92: Sleep Science Today with Andrew Colsky and it is all about Yoga Nidra!92: Sleep Science Today with Andrew Colsky and it is all about Yoga Nidra!
UK Health Radio Podcast
Sleep specialist Andrew Kolsky talks with psychotherapist and yoga teacher Ruthie Eisenberg about stress, breathing, Yoga Nidra and ketamine-assisted therapy. Their conversation outlines practical ways to encourage deeper rest, calmer nerves and new patterns of healing.
45:08•23 Jun 2026
Yoga Nidra, Better Sleep and Ketamine Therapy with Ruthie Eisenberg
Episode Overview
- Chronic stress and constant input through the day make it hard for the body and mind to remember how to relax at night.
- Many adults breathe shallowly or "backwards", which is linked to anxiety; relearning fuller, forward breathing can calm the nervous system.
- Yoga Nidra offers structured, guided deep rest that progressively relaxes the body and different layers of the mind, supporting better sleep and daytime ease.

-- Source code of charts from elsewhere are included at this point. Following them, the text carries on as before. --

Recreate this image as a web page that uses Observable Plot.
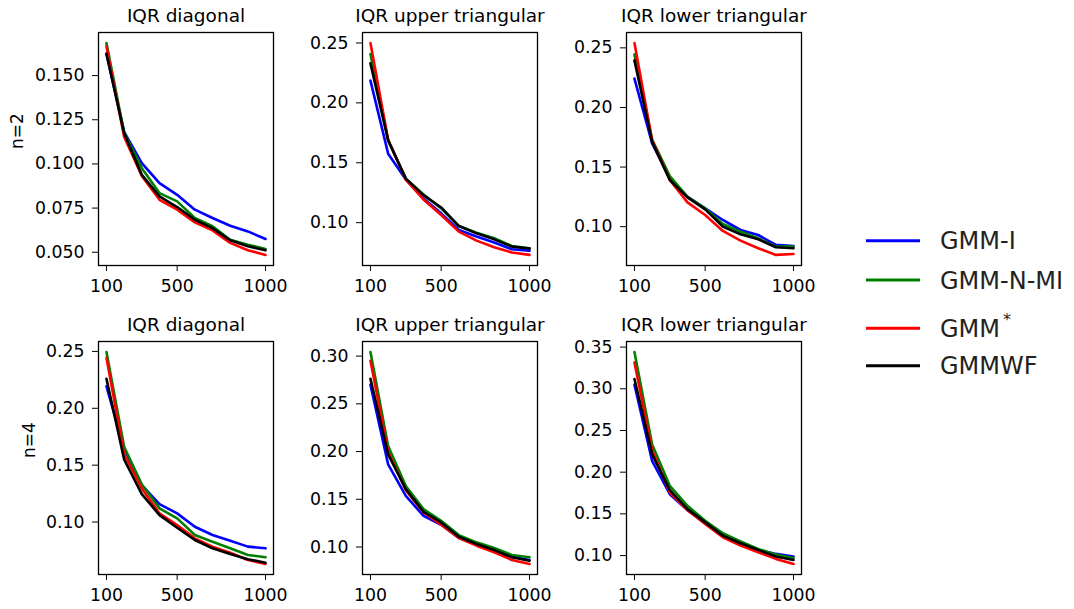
<!DOCTYPE html>
<html><head><meta charset="utf-8">
<script src="https://cdn.jsdelivr.net/npm/d3@7"></script>
<script src="https://cdn.jsdelivr.net/npm/@observablehq/plot@0.6"></script>
<style>
html,body{margin:0;padding:0;background:#fff;}
#wrap{position:relative;width:1074px;height:609px;overflow:hidden;font-family:"DejaVu Sans";background:#fff;}
#wrap > svg{position:absolute;}
</style></head><body><div id="wrap"></div>
<script>
const sampleSizes = [100, 200, 300, 400, 500, 600, 700, 800, 900, 1000];
const seriesNames = ["GMM-I", "GMM-N-MI", "GMM*", "GMMWF"];
const seriesColors = ["#0000ff", "#008000", "#ff0000", "#000000"];
const panelTitles = ["IQR diagonal", "IQR upper triangular", "IQR lower triangular"];
const rowLabels = ["n=2", "n=4"];
const xTicks = [100, 500, 1000];

// n=2, IQR diagonal
const n2DiagGMMI   = [0.1624, 0.1182, 0.1004, 0.0891, 0.0825, 0.0741, 0.0694, 0.0650, 0.0618, 0.0575];
const n2DiagGMMNMI = [0.1684, 0.1177, 0.0976, 0.0835, 0.0788, 0.0694, 0.0647, 0.0571, 0.0543, 0.0519];
const n2DiagGMMs   = [0.1666, 0.1154, 0.0932, 0.0797, 0.0741, 0.0669, 0.0624, 0.0553, 0.0511, 0.0485];
const n2DiagGMMWF  = [0.1624, 0.1173, 0.0938, 0.0816, 0.0756, 0.0684, 0.0637, 0.0568, 0.0534, 0.0511];
// n=2, IQR upper triangular
const n2UpGMMI   = [0.2186, 0.1576, 0.1360, 0.1202, 0.1078, 0.0939, 0.0884, 0.0834, 0.0778, 0.0767];
const n2UpGMMNMI = [0.2407, 0.1687, 0.1368, 0.1235, 0.1119, 0.0972, 0.0917, 0.0870, 0.0806, 0.0787];
const n2UpGMMs   = [0.2499, 0.1693, 0.1360, 0.1194, 0.1064, 0.0925, 0.0850, 0.0795, 0.0751, 0.0731];
const n2UpGMMWF  = [0.2330, 0.1687, 0.1368, 0.1230, 0.1127, 0.0972, 0.0911, 0.0861, 0.0800, 0.0784];
// n=2, IQR lower triangular
const n2LowGMMI   = [0.2242, 0.1698, 0.1405, 0.1251, 0.1153, 0.1056, 0.0972, 0.0930, 0.0847, 0.0838];
const n2LowGMMNMI = [0.2445, 0.1731, 0.1424, 0.1251, 0.1153, 0.1022, 0.0958, 0.0902, 0.0833, 0.0833];
const n2LowGMMs   = [0.2540, 0.1725, 0.1391, 0.1204, 0.1098, 0.0964, 0.0883, 0.0819, 0.0763, 0.0771];
const n2LowGMMWF  = [0.2395, 0.1711, 0.1391, 0.1246, 0.1145, 0.1000, 0.0936, 0.0894, 0.0827, 0.0819];
// n=4, IQR diagonal
const n4DiagGMMI   = [0.2193, 0.1646, 0.1325, 0.1158, 0.1076, 0.0959, 0.0886, 0.0836, 0.0784, 0.0769];
const n4DiagGMMNMI = [0.2494, 0.1661, 0.1330, 0.1120, 0.1032, 0.0886, 0.0827, 0.0769, 0.0711, 0.0690];
const n4DiagGMMs   = [0.2444, 0.1596, 0.1295, 0.1076, 0.0974, 0.0857, 0.0784, 0.0731, 0.0667, 0.0632];
const n4DiagGMMWF  = [0.2260, 0.1550, 0.1246, 0.1061, 0.0950, 0.0842, 0.0769, 0.0719, 0.0673, 0.0643];
// n=4, IQR upper triangular
const n4UpGMMI   = [0.2701, 0.1866, 0.1536, 0.1327, 0.1233, 0.1094, 0.1031, 0.0962, 0.0899, 0.0864];
const n4UpGMMNMI = [0.3042, 0.2057, 0.1640, 0.1397, 0.1275, 0.1125, 0.1049, 0.0990, 0.0917, 0.0892];
const n4UpGMMs   = [0.2951, 0.1998, 0.1595, 0.1362, 0.1233, 0.1094, 0.1014, 0.0944, 0.0864, 0.0823];
const n4UpGMMWF  = [0.2763, 0.1970, 0.1605, 0.1369, 0.1257, 0.1108, 0.1031, 0.0969, 0.0892, 0.0857];
// n=4, IQR lower triangular
const n4LowGMMI   = [0.3050, 0.2134, 0.1736, 0.1545, 0.1398, 0.1251, 0.1139, 0.1068, 0.1020, 0.0988];
const n4LowGMMNMI = [0.3440, 0.2333, 0.1836, 0.1597, 0.1418, 0.1267, 0.1171, 0.1080, 0.1012, 0.0972];
const n4LowGMMs   = [0.3316, 0.2262, 0.1756, 0.1545, 0.1378, 0.1219, 0.1119, 0.1040, 0.0960, 0.0900];
const n4LowGMMWF  = [0.3117, 0.2214, 0.1784, 0.1557, 0.1398, 0.1239, 0.1147, 0.1068, 0.0988, 0.0948];

// y tick values
const n2DiagTicks = [0.050, 0.075, 0.100, 0.125, 0.150];
const n2UpTicks   = [0.10, 0.15, 0.20, 0.25];
const n2LowTicks  = [0.10, 0.15, 0.20, 0.25];
const n4DiagTicks = [0.10, 0.15, 0.20, 0.25];
const n4UpTicks   = [0.10, 0.15, 0.20, 0.25, 0.30];
const n4LowTicks  = [0.10, 0.15, 0.20, 0.25, 0.30, 0.35];

const wrap = document.getElementById("wrap");
const FW = 175, FH = 233, MT = 32, MB = 42, MR = 28;

function panel({values, yTicks, yFormat, title, rowLabel, labelX, left, top, marginLeft}) {
  const all = values.flat();
  const lo = d3.min(all), hi = d3.max(all), pad = (hi - lo) * 0.05;
  const marks = [];
  values.forEach((vals, k) => {
    marks.push(Plot.line(sampleSizes.map((x, i) => ({x, y: vals[i]})),
      {x: "x", y: "y", stroke: seriesColors[k], strokeWidth: 2.6}));
  });
  marks.push(Plot.frame({stroke: "#000", strokeWidth: 1.3}));
  marks.push(Plot.text([title], {text: d => d, frameAnchor: "top", lineAnchor: "bottom", dy: -10.6, fontSize: 18.5, fill: "#000"}));
  if (rowLabel) marks.push(Plot.text([rowLabel], {text: d => d, frameAnchor: "left", rotate: -90, dx: labelX - marginLeft, fontSize: 17, fill: "#000"}));
  const p = Plot.plot({
    width: marginLeft + FW + MR, height: MT + FH + MB,
    marginLeft, marginRight: MR, marginTop: MT, marginBottom: MB,
    style: {fontFamily: "DejaVu Sans", fontSize: "17.3px", background: "transparent", color: "#000", overflow: "visible"},
    x: {domain: [55, 1045], ticks: xTicks, tickFormat: d3.format("d"), label: null, tickSize: 6, tickPadding: 8},
    y: {domain: [lo - pad, hi + pad], ticks: yTicks, tickFormat: d3.format(yFormat), label: null, tickSize: 6, tickPadding: 8},
    marks
  });
  p.style.left = (left - marginLeft) + "px";
  p.style.top = (top - MT) + "px";
  wrap.appendChild(p);
}

const colLeft = [98, 362, 626];
const rowTop = [32, 341];

panel({values: [n2DiagGMMI, n2DiagGMMNMI, n2DiagGMMs, n2DiagGMMWF], yTicks: n2DiagTicks, yFormat: ".3f",
  title: panelTitles[0], rowLabel: rowLabels[0], labelX: 17.5, left: colLeft[0], top: rowTop[0], marginLeft: 98});
panel({values: [n2UpGMMI, n2UpGMMNMI, n2UpGMMs, n2UpGMMWF], yTicks: n2UpTicks, yFormat: ".2f",
  title: panelTitles[1], left: colLeft[1], top: rowTop[0], marginLeft: 70});
panel({values: [n2LowGMMI, n2LowGMMNMI, n2LowGMMs, n2LowGMMWF], yTicks: n2LowTicks, yFormat: ".2f",
  title: panelTitles[2], left: colLeft[2], top: rowTop[0], marginLeft: 70});
panel({values: [n4DiagGMMI, n4DiagGMMNMI, n4DiagGMMs, n4DiagGMMWF], yTicks: n4DiagTicks, yFormat: ".2f",
  title: panelTitles[0], rowLabel: rowLabels[1], labelX: 29, left: colLeft[0], top: rowTop[1], marginLeft: 98});
panel({values: [n4UpGMMI, n4UpGMMNMI, n4UpGMMs, n4UpGMMWF], yTicks: n4UpTicks, yFormat: ".2f",
  title: panelTitles[1], left: colLeft[1], top: rowTop[1], marginLeft: 70});
panel({values: [n4LowGMMI, n4LowGMMNMI, n4LowGMMs, n4LowGMMWF], yTicks: n4LowTicks, yFormat: ".2f",
  title: panelTitles[2], left: colLeft[2], top: rowTop[1], marginLeft: 70});

// legend
const legendY = [40.7, 80, 128.3, 165.7];
const lg = d3.select(wrap).append("svg")
  .attr("width", 234).attr("height", 200)
  .style("left", "840px").style("top", "200px")
  .attr("font-family", "DejaVu Sans");
seriesNames.forEach((name, i) => {
  lg.append("line").attr("x1", 26).attr("x2", 80).attr("y1", legendY[i]).attr("y2", legendY[i])
    .attr("stroke", seriesColors[i]).attr("stroke-width", 3);
  const t = lg.append("text").attr("x", 100).attr("y", legendY[i] + 8.7)
    .attr("font-size", 24).attr("fill", "#222");
  if (name.endsWith("*")) {
    t.append("tspan").text(name.slice(0, -1));
    t.append("tspan").attr("dx", 3).attr("dy", -12).attr("font-size", 16).text("*");
  } else {
    t.text(name);
  }
});
</script></body></html>
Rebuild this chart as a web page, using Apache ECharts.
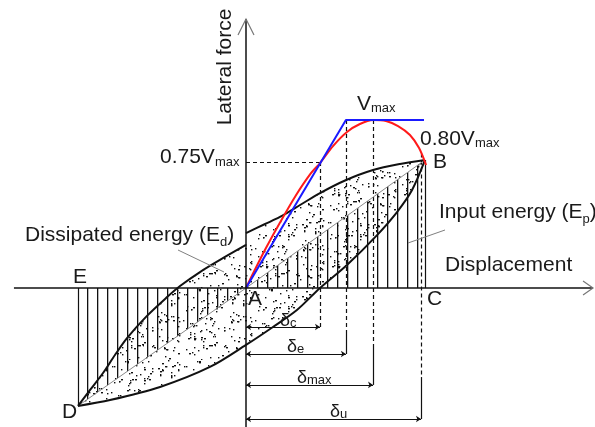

- Short Yoga Nidra sessions can be used in the morning, as an afternoon reset, or pre-bed to feel more grounded, present and less reactive.
- Ketamine-assisted therapy, done with medical and therapeutic support, can create a window of increased neuroplasticity that helps people shift entrenched patterns linked to trauma, depression or anxiety.
“"Sleep, it's not something you can force. It's not like a switch that you can just flip on and off, but it's a state that you naturally fall into under the right conditions."”
How do people find rest in a life packed with stress, screens and racing thoughts at 3am? This conversation on **Sleep Science Today** with sleep expert host Andrew Kolsky and psychotherapist–yoga teacher Ruthie Eisenberg zooms in on that exact question. Ruthie starts by explaining why modern life makes sleep so hard. Days overloaded with input, stress and constant busyness mean many people "live from the neck up" – stuck in their heads and cut off from their bodies.
She breaks down how even something as basic as breathing often goes "backwards" in adults, feeding anxiety and poor rest, and contrasts this with the easy, full-body breathing of babies. From there, the chat moves into yoga and, especially, Yoga Nidra – a guided "non-sleep deep rest" practice done lying down. Ruthie describes it as "the art of shavasana", where you systematically relax the body, the emotional mind and then the deeper mind.
Unlike regular sleep, where you might carry tension and worries into the night, Yoga Nidra is structured to give every muscle and layer of mind a real chance to let go, helping the nervous system settle into a deeply restful parasympathetic state. Ruthie shares how Yoga Nidra supported her during a highly stressed postpartum period and how she went on to create culturally-sensitive guided sessions rooted in Jewish spirituality.
She also offers very practical ideas: using short practices in the morning, as an afternoon "reset", or before bed for those who struggle with insomnia. Later, the focus shifts to ketamine-assisted therapy. Ruthie outlines how medically supervised ketamine can open a "neuroplastic window", making it easier for people dealing with trauma, depression or anxiety to form new mental and behavioural pathways when combined with careful preparation and integration in therapy.
Anyone interested in sleep, anxiety, trauma recovery or building a calmer nervous system will find plenty to relate to. Could setting aside twenty minutes for deep rest be the missing piece in your own recovery toolkit?